The playbook will also provide definitions around AI, which Mek argued is a broad term that can have different meanings and applications.

“AI is like the word IT — it’s very broad, you’re not really very specific on anything.” Mek said. “[You have to] have a definition of AI, machine learning, you can go into NLP, deep learning and what is the difference between AI and RPA. … How do you tie that to policies and regulations and compliance and governance? It gets very convoluted, but having a clear understanding and clear definition will go a long way.”

Other features of the playbook include guidelines for navigating various privacy laws, such as HIPAA, and IT security policies, Mek said. He added that he’s also trying to develop a capability maturity model to help measure success and progress with AI tools.

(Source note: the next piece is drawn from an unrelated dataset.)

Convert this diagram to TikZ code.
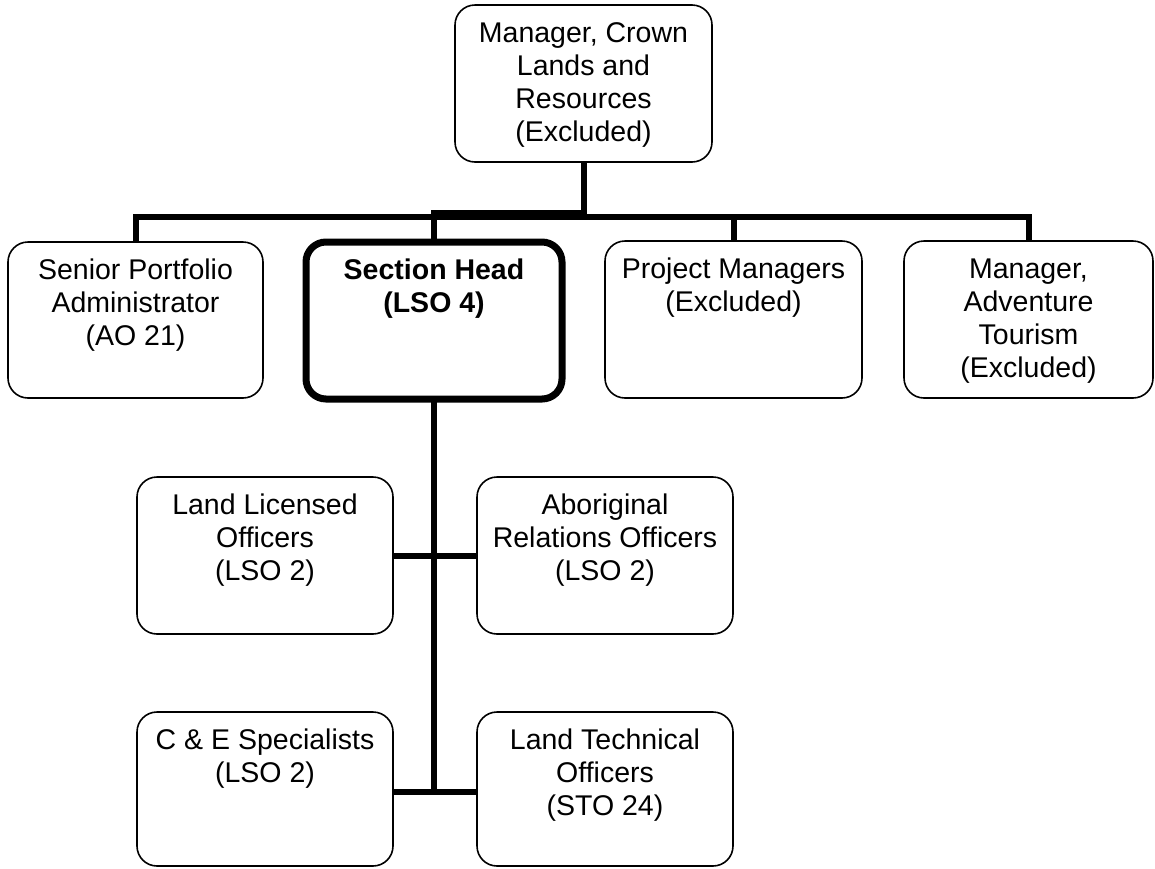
\documentclass[tikz,border=0pt]{standalone}
\usepackage{fontspec}
\setmainfont{Liberation Sans}
\usetikzlibrary{calc}
\newcommand\orgtext[3]{\parbox[t][#2][t]{#1}{\centering\rule{0pt}{37pt}#3}}

\begin{document}
\begin{tikzpicture}[x=1pt,y=-1pt,
  orgbox/.style={draw=black,line width=1.6pt,rounded corners=20pt,inner sep=0pt,outer sep=0pt,anchor=north west,font=\fontsize{28.5}{33}\selectfont},
  headbox/.style={orgbox,line width=7pt,font=\fontsize{28.5}{33}\selectfont\bfseries},
  conn/.style={black,line width=6pt}]

\useasboundingbox (0,0) rectangle (1155,868);

\node[orgbox] (mgr) at (455,5) {\orgtext{257pt}{157pt}{Manager, Crown\\Lands and\\Resources\\(Excluded)}};

\node[orgbox] (spa) at (8,242) {\orgtext{255pt}{156pt}{Senior Portfolio\\Administrator\\(AO 21)}};
\node[headbox] (head) at (306,242) {\orgtext{256pt}{157pt}{Section Head\\(LSO 4)}};
\node[orgbox] (pm) at (605,241) {\orgtext{257pt}{157pt}{Project Managers\\(Excluded)}};
\node[orgbox] (adv) at (904,241) {\orgtext{249pt}{157pt}{Manager,\\Adventure\\Tourism\\(Excluded)}};

\node[orgbox] (llo) at (137,477) {\orgtext{256pt}{157pt}{Land Licensed\\Officers\\(LSO 2)}};
\node[orgbox] (aro) at (477,477) {\orgtext{256pt}{157pt}{Aboriginal\\Relations Officers\\(LSO 2)}};
\node[orgbox] (ces) at (137,712) {\orgtext{256pt}{154pt}{C \& E Specialists\\(LSO 2)}};
\node[orgbox] (lto) at (477,712) {\orgtext{256pt}{154pt}{Land Technical\\Officers\\(STO 24)}};

\coordinate (bar) at (584,217);
\coordinate (barhi) at (584,213);
\coordinate (tend) at (434,792);

\draw[conn] (mgr.south) -- (mgr.south |- bar) -| (spa.north);
\draw[conn] (mgr.south) -- (mgr.south |- barhi) -| (head.north);
\draw[conn] (mgr.south |- bar) -| (pm.north);
\draw[conn] (mgr.south |- bar) -| (adv.north);

\draw[conn] (head.south) -- (tend);
\draw[conn] (llo.east) -- (aro.west);
\draw[conn] (ces.east |- tend) -- (lto.west |- tend);

\end{tikzpicture}
\end{document}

“We’ve got to have some kind of capability maturity model,” Mek said. “You can’t manage something you can’t measure, so we want to focus on measuring success and what is our [key performance indicator]? What is our [performance outcome measure]? So that’s the type of framework that we are developing.”

Even though Mek is leading the efforts behind the AI strategies and guidance at HHS, he said that his main goal is to create a collaborative environment around AI — not just within his agency but across the federal government.

“I see myself as a quarterback on the AI initiative, but also to collect information, collect knowledge, information, resources, even … metadata and reshare that information out to the entire department,” Mek said. “I think that could go a long way and not just this department too. We could share that information across federal agencies as well.”

The collaboration that Mek is building at HHS is both a “top-down and bottom-up approach,” as he is forming both an AI council and AI community of practice. These steps are part of focus areas outlined in the HHS AI Strategy released earlier this year, alongside goals to develop an AI-ready workforce and culture, encourage AI innovation and developing AI tools, resources and best practices.